Briefing
- Advocates called for systematic north coast beach access compliance audit in Q2 2003.
- Jurisdictional questions complicated determining who could conduct the audit.
- Resort industry disputed characterisation of access non-compliance as widespread.
- Community groups at multiple beaches documented access restrictions independently.
- Legal aid bodies explored whether court action could compel compliance review.
The proposal for a systematic audit of beach access compliance along the north coast in 2003 was deceptively straightforward: it asked that someone in authority go and check whether the access corridors required by development approvals and by the Beach Control Act were actually present and functional. The proposal foundered on a question of institutional responsibility that, once raised, proved difficult to resolve: which body was responsible for conducting compliance audits of development approvals conditions after the development had been built?
The National Environment and Planning Agency had responsibility for the EIA and approvals process; once a development had its permissions, follow-up compliance monitoring was less clearly assigned. The parish councils had local government land use authority but limited capacity for coastal compliance monitoring. The Urban Development Corporation had jurisdiction in some designated areas. The result was that the audit proposal circulated among agencies without finding a clear institutional home, and the systematic review that advocates were requesting did not occur.
Independent Documentation
In the absence of official audit action, community groups at multiple north coast locations had been conducting their own documentation of access conditions. The methodology was simple: visit beach access points prescribed in development permits or known from historical use, assess whether they were open and accessible, and record the conditions found. The community-generated records that resulted were inconsistent in coverage and variable in quality, but cumulatively they provided a picture of access compliance that was substantially worse than the development industry’s characterisation of the situation suggested.
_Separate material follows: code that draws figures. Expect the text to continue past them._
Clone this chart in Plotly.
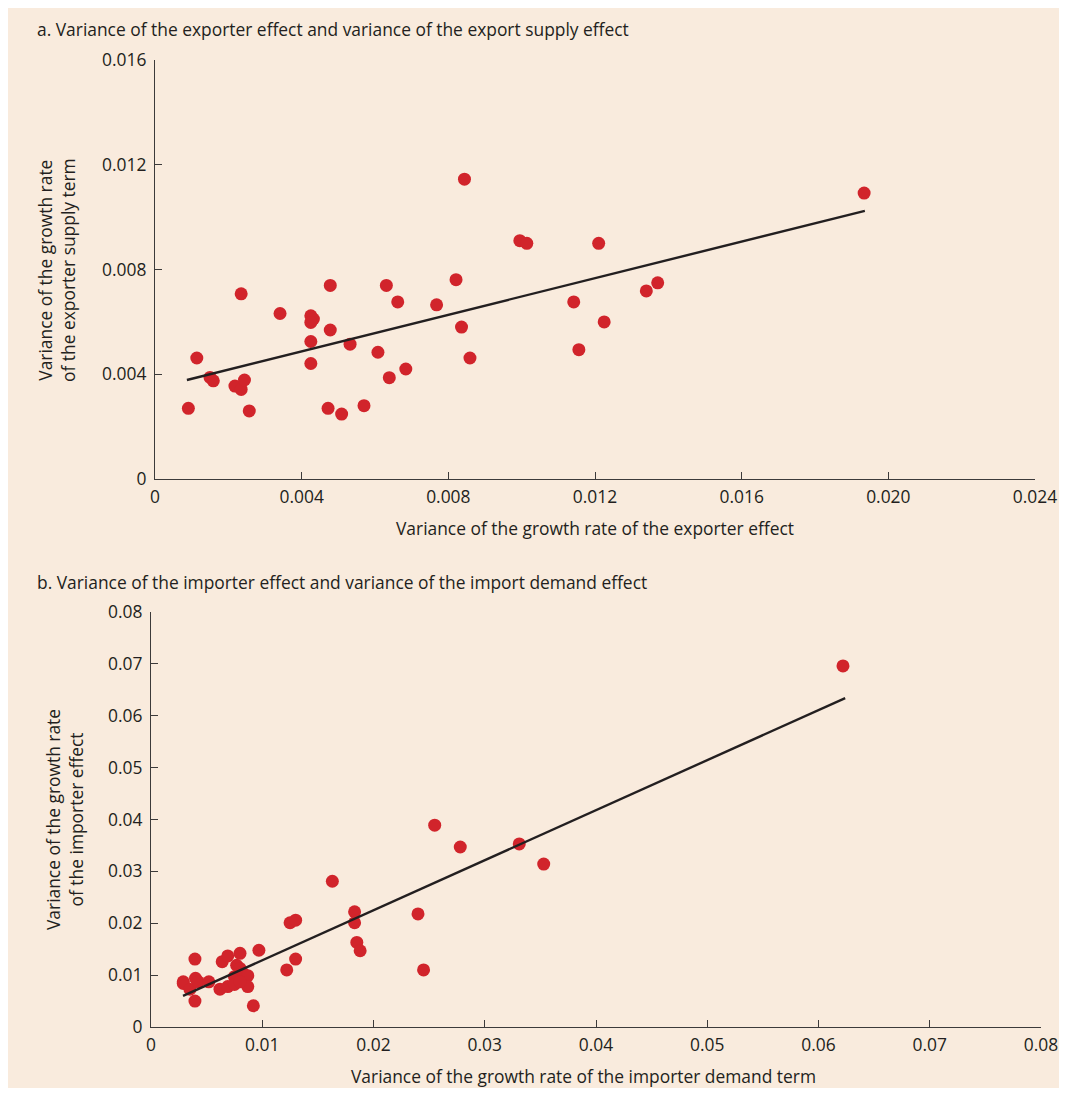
import plotly.graph_objects as go

# ---------------- data ----------------
# Panel a: exporter effect (x) vs exporter supply term (y)
a_x = [0.00091, 0.00114, 0.00150, 0.00159, 0.00235, 0.00218, 0.00235, 0.00244, 0.00257,
       0.00341, 0.00425, 0.00432, 0.00425, 0.00478, 0.00478, 0.00425, 0.00425, 0.00472,
       0.00509, 0.00532, 0.00570, 0.00608, 0.00631, 0.00639, 0.00662, 0.00684, 0.00768,
       0.00821, 0.00836, 0.00844, 0.00859, 0.00995, 0.01014, 0.01210, 0.01142, 0.01225,
       0.01156, 0.01340, 0.01371, 0.01934]
a_y = [0.00270, 0.00462, 0.00388, 0.00375, 0.00707, 0.00355, 0.00342, 0.00378, 0.00260,
       0.00632, 0.00623, 0.00611, 0.00598, 0.00739, 0.00569, 0.00525, 0.00441, 0.00270,
       0.00248, 0.00515, 0.00280, 0.00484, 0.00739, 0.00387, 0.00676, 0.00420, 0.00665,
       0.00761, 0.00580, 0.01145, 0.00462, 0.00910, 0.00900, 0.00900, 0.00676, 0.00600,
       0.00494, 0.00718, 0.00749, 0.01092]
trend_a_x = [0.00087, 0.01936]
trend_a_y = [0.00378, 0.01024]

# Panel b: importer demand term (x) vs importer effect (y)
b_x = [0.0622, 0.0255, 0.0278, 0.0331, 0.0353, 0.0163, 0.0240, 0.0245, 0.0183, 0.0183,
       0.0185, 0.0188, 0.0125, 0.0130, 0.0130, 0.0122,
       0.00395, 0.0029, 0.0029, 0.0035, 0.0040, 0.00425, 0.0052, 0.00395, 0.0064, 0.0069,
       0.0080, 0.0097, 0.0077, 0.0080, 0.0075, 0.0083, 0.0087, 0.0062, 0.0069, 0.0075,
       0.0087, 0.0092, 0.0080]
b_y = [0.0696, 0.0389, 0.0347, 0.0353, 0.0314, 0.0281, 0.0218, 0.0110, 0.0222, 0.0201,
       0.0163, 0.0147, 0.0201, 0.0206, 0.0131, 0.0110,
       0.0131, 0.0087, 0.0084, 0.0073, 0.0094, 0.0087, 0.0087, 0.0050, 0.0126, 0.0137,
       0.0142, 0.0148, 0.0119, 0.0113, 0.0097, 0.0103, 0.0099, 0.0073, 0.0078, 0.0082,
       0.0078, 0.0041, 0.0087]
trend_b_x = [0.00288, 0.0624]
trend_b_y = [0.0060, 0.0634]

a_xticks = [0, 0.004, 0.008, 0.012, 0.016, 0.020, 0.024]
a_xlabels = ["0", "0.004", "0.008", "0.012", "0.016", "0.020", "0.024"]
a_yticks = [0, 0.004, 0.008, 0.012, 0.016]
a_ylabels = ["0", "0.004", "0.008", "0.012", "0.016"]
b_ticks = [0, 0.01, 0.02, 0.03, 0.04, 0.05, 0.06, 0.07, 0.08]
b_labels = ["0", "0.01", "0.02", "0.03", "0.04", "0.05", "0.06", "0.07", "0.08"]

title_a = "a. Variance of the exporter effect and variance of the export supply effect"
title_b = "b. Variance of the importer effect and variance of the import demand effect"
xtitle_a = "Variance of the growth rate of the exporter effect"
ytitle_a = "Variance of the growth rate<br>of the exporter supply term"
xtitle_b = "Variance of the growth rate of the importer demand term"
ytitle_b = "Variance of the growth rate<br>of the importer effect"

# ---------------- styling ----------------
W, H = 1051, 1080
BG = "#F9EBDD"
RED = "#D1242B"
INK = "#231F20"
AX = "#3C3A3A"
FONT = "Open Sans"
FS = 17.4
TFS = 17.4


def px(fx):
    return fx / W


def py(fy):
    return 1 - fy / H


fig = go.Figure()

fig.add_trace(go.Scatter(x=a_x, y=a_y, mode="markers", xaxis="x", yaxis="y",
                         marker=dict(color=RED, size=13, line=dict(width=0)),
                         showlegend=False, hoverinfo="x+y"))
fig.add_trace(go.Scatter(x=trend_a_x, y=trend_a_y, mode="lines", xaxis="x", yaxis="y",
                         line=dict(color=INK, width=2.4), showlegend=False))
fig.add_trace(go.Scatter(x=b_x, y=b_y, mode="markers", xaxis="x2", yaxis="y2",
                         marker=dict(color=RED, size=13, line=dict(width=0)),
                         showlegend=False, hoverinfo="x+y"))
fig.add_trace(go.Scatter(x=trend_b_x, y=trend_b_y, mode="lines", xaxis="x2", yaxis="y2",
                         line=dict(color=INK, width=2.4), showlegend=False))

axis_common = dict(showline=True, linecolor=AX, linewidth=1.3, ticks="inside",
                   ticklen=7, tickwidth=1.3, tickcolor=AX, showgrid=False,
                   zeroline=False, tickfont=dict(family=FONT, size=TFS, color=INK),
                   automargin=False, fixedrange=True)

fig.update_layout(
    width=W, height=H,
    margin=dict(l=0, r=0, t=0, b=0),
    paper_bgcolor=BG, plot_bgcolor=BG,
    font=dict(family=FONT, size=FS, color=INK),
    xaxis=dict(domain=[px(147), px(1027)], range=[0, 0.024], tickvals=a_xticks,
               ticktext=a_xlabels, anchor="y", ticklabelstandoff=2, **axis_common),
    yaxis=dict(domain=[py(471), py(52)], range=[0, 0.016], tickvals=a_yticks,
               ticktext=a_ylabels, anchor="x", ticklabelstandoff=4, **axis_common),
    xaxis2=dict(domain=[px(143), px(1033)], range=[0, 0.08], tickvals=b_ticks,
                ticktext=b_labels, anchor="y2", ticklabelstandoff=2, **axis_common),
    yaxis2=dict(domain=[py(1019), py(604)], range=[0, 0.08], tickvals=b_ticks,
                ticktext=b_labels, anchor="x2", ticklabelstandoff=4, **axis_common),
)

ann = dict(xref="paper", yref="paper", showarrow=False,
           font=dict(family=FONT, size=FS, color=INK))
fig.add_annotation(text=title_a, x=px(27), y=py(21), xanchor="left", yanchor="middle", **ann)
fig.add_annotation(text=title_b, x=px(27), y=py(574), xanchor="left", yanchor="middle", **ann)
fig.add_annotation(text=xtitle_a, x=px(587), y=py(520), xanchor="center", yanchor="middle", **ann)
fig.add_annotation(text=xtitle_b, x=px(575), y=py(1068), xanchor="center", yanchor="middle", **ann)
fig.add_annotation(text=ytitle_a, x=px(48), y=py(262), xanchor="center", yanchor="middle",
                   textangle=-90, **ann)
fig.add_annotation(text=ytitle_b, x=px(56), y=py(812), xanchor="center", yanchor="middle",
                   textangle=-90, **ann)

fig.write_html("out.html", config={"displayModeBar": False})
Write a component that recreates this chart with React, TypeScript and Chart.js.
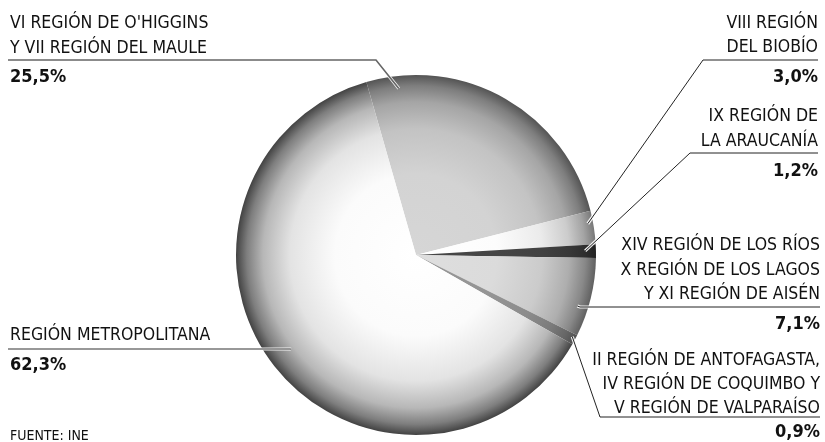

The resort industry’s position in 2003 was that non-compliance with beach access requirements was the exception rather than the rule and that cases of access restriction were individual failures that did not constitute a systemic pattern. The community documentation, while incomplete, pointed in the opposite direction: that access restrictions were common enough and widespread enough geographically to constitute a pattern that required systemic response rather than case-by-case correction. Resolving the dispute about the actual state of compliance was precisely what a systematic audit would have established, and precisely what the jurisdictional impasse prevented.